Given that the payroll is now lighter in every way and Wall Street is in the middle of one of the most fundamental restructurings in history, you would expect him to at least say it's taking a step in the right direction. More than a month before this news release came out, Morgan Stanley had already announced its CEO was turning away bonuses and that the firm's operation and management committees would be taking 75% and 65% cutbacks in salaries. CEO John Mack also announced a multi-year bonus system that included clawbacks. Other firms -- both TARP and non-TARP -- have since followed suit.
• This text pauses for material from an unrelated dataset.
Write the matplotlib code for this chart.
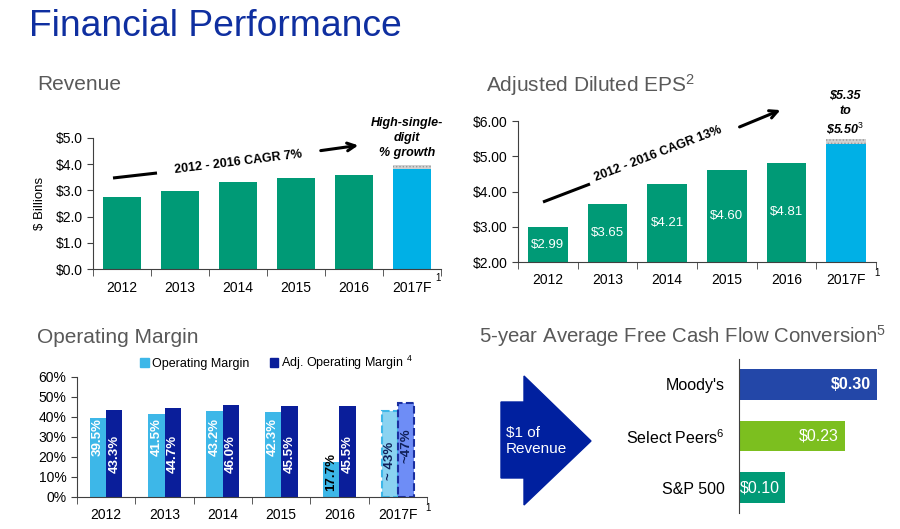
import matplotlib
matplotlib.use("Agg")
import matplotlib.pyplot as plt
import numpy as np
from matplotlib.patches import Patch, Polygon

plt.rcParams['font.family'] = ['Liberation Sans', 'DejaVu Sans']
plt.rcParams['mathtext.fontset'] = 'custom'
plt.rcParams['mathtext.rm'] = 'Liberation Sans'
plt.rcParams['mathtext.it'] = 'Liberation Sans:italic'
plt.rcParams['mathtext.bf'] = 'Liberation Sans:bold'
plt.rcParams['hatch.linewidth'] = 0.6

# ---- data ----
years = ['2012', '2013', '2014', '2015', '2016', '2017F']
revenue = [2.73, 2.97, 3.33, 3.48, 3.60, 3.83]
revenue_high = 3.97
eps = [2.99, 3.65, 4.21, 4.60, 4.81, 5.35]
eps_high = 5.50
op_margin = [39.5, 41.5, 43.2, 42.3, 17.7, 43]
adj_op_margin = [43.3, 44.7, 46.0, 45.5, 45.5, 47]
fcf_names = ["Moody's", "Select Peers$^6$", "S&P 500"]
fcf_values = [0.30, 0.23, 0.10]

W, H = 900, 529
GREEN = '#009A76'
CYAN = '#00B0E6'
LIGHT = '#3DB7E8'
NAVY = '#0A1E9A'
GRAY_T = '#595959'
AX_C = '#404040'

fig = plt.figure(figsize=(9, 5.29), dpi=100)


def rect(l, t, r, b):
    return [l / W, 1 - b / H, (r - l) / W, (b - t) / H]


def style_axes(ax, n, pad=7):
    for s in ['top', 'right']:
        ax.spines[s].set_visible(False)
    for s in ['left', 'bottom']:
        ax.spines[s].set_color(AX_C)
    ax.set_xlim(-0.5, n - 0.5)
    ax.set_xticks(np.arange(n))
    ax.set_xticks(np.arange(-0.5, n), minor=True)
    ax.tick_params(axis='x', which='major', length=0, pad=pad, labelsize=10)
    ax.tick_params(axis='x', which='minor', length=5, color=AX_C)
    ax.tick_params(axis='y', length=4, color=AX_C, labelsize=10)


x = np.arange(len(years))

# ---- Revenue ----
ax1 = fig.add_axes(rect(93, 138, 441, 269))
style_axes(ax1, len(years), pad=9)
ax1.bar(x[:-1], revenue[:-1], width=0.67, color=GREEN)
ax1.bar(x[-1], revenue[-1], width=0.67, color=CYAN)
ax1.bar(x[-1], revenue_high - revenue[-1], bottom=revenue[-1], width=0.67,
        color='#D0D0D0', edgecolor='#9A9A9A', hatch='.....', linewidth=0)
ax1.set_ylim(0, 5)
ax1.set_yticks(np.arange(0, 6))
ax1.set_yticklabels(['${:.1f}'.format(v) for v in range(6)])
ax1.set_xticklabels(years)
ax1.set_ylabel('$ Billions', fontsize=9.5)
ax1.yaxis.set_label_coords(-0.135, 0.5)

# ---- EPS ----
ax2 = fig.add_axes(rect(518, 121, 876, 262))
style_axes(ax2, len(years), pad=8)
ax2.bar(x[:-1], eps[:-1], width=0.67, color=GREEN)
ax2.bar(x[-1], eps[-1], width=0.67, color=CYAN)
ax2.bar(x[-1], eps_high - eps[-1], bottom=eps[-1], width=0.67,
        color='#D0D0D0', edgecolor='#9A9A9A', hatch='.....', linewidth=0)
ax2.set_ylim(2, 6)
ax2.set_yticks(np.arange(2, 7))
ax2.set_yticklabels(['${:.2f}'.format(v) for v in range(2, 7)])
ax2.set_xticklabels(years)
for i, v in enumerate(eps[:-1]):
    ax2.text(i, (2 + v) / 2, '${:.2f}'.format(v), ha='center', va='center',
             color='white', fontsize=9.5)

# ---- Operating margin ----
ax3 = fig.add_axes(rect(77, 377, 427, 497))
style_axes(ax3, len(years), pad=8)
bw = 0.28
ax3.bar(x[:-1] - bw / 2, op_margin[:-1], width=bw, color=LIGHT)
ax3.bar(x[:-1] + bw / 2, adj_op_margin[:-1], width=bw, color=NAVY)
ax3.bar(x[-1] - bw / 2, op_margin[-1], width=bw, color='#8AD3F1',
        edgecolor=LIGHT, linestyle='--', linewidth=1.5)
ax3.bar(x[-1] + bw / 2, adj_op_margin[-1], width=bw, color='#6E8DF6',
        edgecolor='#1A2FA0', linestyle='--', linewidth=1.5)
ax3.set_ylim(0, 60)
ax3.set_yticks(np.arange(0, 70, 10))
ax3.set_yticklabels(['{}%'.format(v) for v in range(0, 70, 10)])
ax3.set_xticklabels(years)
for i in range(len(years) - 1):
    ly = 12.5 if op_margin[i] < 25 else 30
    lc = 'black' if op_margin[i] < 25 else 'white'
    ax3.text(i - bw / 2, ly, '{:.1f}%'.format(op_margin[i]), rotation=90,
             ha='center', va='center', color=lc, fontsize=9.5, fontweight='bold')
    ax3.text(i + bw / 2, 21.5, '{:.1f}%'.format(adj_op_margin[i]), rotation=90,
             ha='center', va='center', color='white', fontsize=9.5, fontweight='bold')
ax3.text(x[-1] - bw / 2, 18, '~ {}%'.format(op_margin[-1]), rotation=90,
         ha='center', va='center', color='#10205A', fontsize=9.5, fontweight='bold')
ax3.text(x[-1] + bw / 2, 25.5, '~{}%'.format(adj_op_margin[-1]), rotation=90,
         ha='center', va='center', color='#10205A', fontsize=9.5, fontweight='bold')
handles = [Patch(color=LIGHT, label='Operating Margin'),
           Patch(color=NAVY, label='Adj. Operating Margin $^4$')]
fig.legend(handles=handles, loc='center left', bbox_to_anchor=(134 / W, 1 - 363 / H),
           ncol=2, frameon=False, fontsize=9, handlelength=0.7, handleheight=0.7,
           handletextpad=0.25, columnspacing=1.6, borderpad=0)

# ---- FCF conversion ----
ax4 = fig.add_axes(rect(739, 359, 877, 513))
ypos = np.arange(len(fcf_values))
fcf_colors = ['#2347A8', '#7CBF1F', GREEN]
ax4.barh(ypos, fcf_values, height=0.59, color=fcf_colors)
ax4.set_xlim(0, 0.30)
ax4.set_ylim(2.49, -0.49)
for s in ['top', 'right', 'bottom']:
    ax4.spines[s].set_visible(False)
ax4.spines['left'].set_color(AX_C)
ax4.set_xticks([])
ax4.set_yticks(ypos)
ax4.set_yticklabels(fcf_names, fontsize=11.5)
ax4.tick_params(axis='y', length=0, pad=10)
for i, v in enumerate(fcf_values):
    ax4.annotate('${:.2f}'.format(v), (v, i), xytext=(-4, 0), textcoords='offset points',
                 ha='right', va='center', color='white', fontsize=11.5,
                 fontweight='bold' if i == 0 else 'normal')

# ---- overlay: titles, arrows, notes (pixel coords) ----
ov = fig.add_axes([0, 0, 1, 1])
ov.set_xlim(0, W)
ov.set_ylim(H, 0)
ov.axis('off')
ov.patch.set_alpha(0)

ov.text(29, 36, 'Financial Performance', fontsize=26.8, color='#0F2FA0', va='baseline')
ov.text(37, 90, 'Revenue', fontsize=15, color=GRAY_T, va='baseline')
ov.text(486, 92, 'Adjusted Diluted EPS$^2$', fontsize=15, color=GRAY_T, va='baseline')
ov.text(37, 343, 'Operating Margin', fontsize=15, color=GRAY_T, va='baseline')
ov.text(479, 343, '5-year Average Free Cash Flow Conversion$^5$', fontsize=14.7,
        color=GRAY_T, va='baseline')

# footnote marks next to 2017F
ov.text(435, 278, '1', fontsize=7, va='center')
ov.text(874, 273, '1', fontsize=7, va='center')
ov.text(425, 508, '1', fontsize=7, va='center')

# revenue CAGR
ov.plot([113, 157], [178, 173], color='black', lw=2.2, solid_capstyle='butt')
ov.annotate('', xy=(361, 145), xytext=(318, 151),
            arrowprops=dict(arrowstyle='->', lw=2.2, color='black', mutation_scale=14))
ov.text(238, 162, '2012 - 2016 CAGR 7%', rotation=7, ha='center', va='center',
        fontsize=9, fontweight='bold')
ov.text(407, 138, 'High-single-\ndigit\n% growth', ha='center', va='center',
        fontsize=9, fontweight='bold', style='italic', linespacing=1.35)

# eps CAGR
ov.plot([543, 590], [202, 184], color='black', lw=2.2, solid_capstyle='butt')
ov.annotate('', xy=(783, 109), xytext=(737, 128),
            arrowprops=dict(arrowstyle='->', lw=2.2, color='black', mutation_scale=14))
ov.text(658, 154, '2012 - 2016 CAGR 13%', rotation=21, ha='center', va='center',
        fontsize=9, fontweight='bold')
ov.text(845, 113, r'\$5.35' + '\nto\n' + r'\$5.50$^3$', ha='center', va='center',
        fontsize=9, fontweight='bold', style='italic', linespacing=1.35)

# big arrow
arrow_pts = [(501, 402), (524, 402), (524, 376), (591, 441),
             (524, 505), (524, 478), (501, 478)]
ov.add_patch(Polygon(arrow_pts, closed=True, color='#00209F'))
ov.text(506, 441, '$1 of\nRevenue', color='white', fontsize=11, va='center',
        ha='left', linespacing=1.1)

fig.savefig('out.png', dpi=100)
Those changes are huge. One of the fundamental problems on Wall Street -- and Main Street -- was the divorce of risk and reward. Mortgage brokers and real estate appraisers were paid for passing along happy customers. They didn't make money if they turned down unqualified borrowers or they wouldn't receive more referrals if they appraised a property for less than a loan was worth. Similarly, Wall Street bankers raked in their fees whether or not deals were toxic. Credit rating agencies didn't think twice about the conflict-ridden relationship with the banks that allowed sub-prime junk to masquerade as AAA investments.
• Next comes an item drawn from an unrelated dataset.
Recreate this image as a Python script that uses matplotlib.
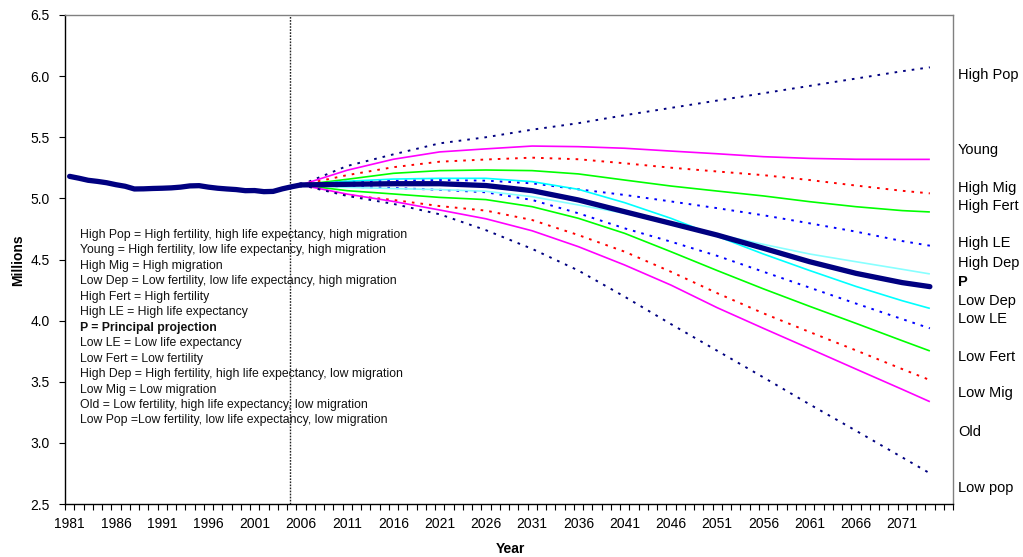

A somewhat chastened Wall Street has begun to address the disconnect between risk and reward. The path has not been straight and narrow (to wit, the Merrill Lynch scandal), but it's a step forward. Was Mr. DiNapoli happy? Did anyone on the Financial Services Committee take note? No. According to the Office of the State Comptroller (OSC) statement, "There needs to be greater transparency and accountability in the use of these funds. Every dime counts, especially when they're taxpayer dimes and taxpayers ought to know if these funds were used to buy corporate jets, pay dividends or bonuses."
Speaking of transparency and accountability, I called and asked the Office of the State Comptroller to find out what percentage of the $18.4 billion in bonuses went to TARP firms. The agency doesn't know because the numbers aren't broken out by firm. Then I asked what percentage of the estimated 165,000 workers are employed at TARP firms. Again the OSC didn't know. (To my surprise, neither did the Securities Industry and Financial Markets Association.) A spokesman said that TARP firms account for the "lion's share" of the number, but didn't have any specific numbers. Securities workers also include hedge funds, asset managers, and other non-TARP firms like UBS, Deutsche Bank, and Credit Suisse. In other words, the number itself lacks transparency and accountability. It is a faceless avatar waiting for someone to draw on. (And the number, by the way, doesn't just include at-will bonuses or payments to workers outside New York.) What it does include is severance for fired workers as well as contractually obliged lump sum payments that could have been set up years earlier.
In any event, bonuses have become a symbol for obscene wealth. They are a misnomer. Bonuses account on average for 50% of compensation on Wall Street and are often contractual. As Morgan Stanley CEO John Mack noted in the hearings this morning, their roots go back to the days when investment firms were partnerships and profits were paid out at year end. This is indeed part of the problem. They developed in a different era when Wall Street spoke a different language. Bonuses were not bonuses in the conventional sense; they were an essential part of the compensation system. That doesn't make them evil, nor does it mean that those who performed well and who are basic to the functioning of the financial industry should find themselves with their compensations more than halved. As it stands, from secretaries and IT managers to traders, their individual total comp packages are off on average by about 25%; no small potatoes.
If taxpayers want to get their money's worth, they should demand that the firms be run well, which means paying employees competitively. Again, Mack told the Financial Services Committee that he has seen employees below the senior level defecting to European firms. The financial industry has always paid more than other industries -- that's part of its allure and it's also a source of envy. Is it fair that investment bankers, even "good" ones, make more than teachers, especially the good ones? Of course not.
The bonus announcement poked at the sore point of our democratic society. It unfairly played on our sense of fairness. It would be a greater shame if these firms fell apart after taxpayers sent $350 billion their way as well as trillions in guarantees on bad investments. Are we betting on recovery or should we flog these institutions to a bloody death? Can we offer constructive criticism to reset Wall Street on a path that no longer rewards senseless risk or are we more interested in hissing at a lifestyle that many dream of privately but publicly decry?
Besides, the people we should be mad at are long gone with the dough. Or like former Citigroup director Robert Rubin and disgraced Fannie Mae CEO Franklin Raines, they have served as economic advisors to the White House. The people we're castigating now are the ones left holding the bag, and it isn't full of cash. They are now charged with putting back together Humpty's financial Dumpty. Do we want them to succeed or not?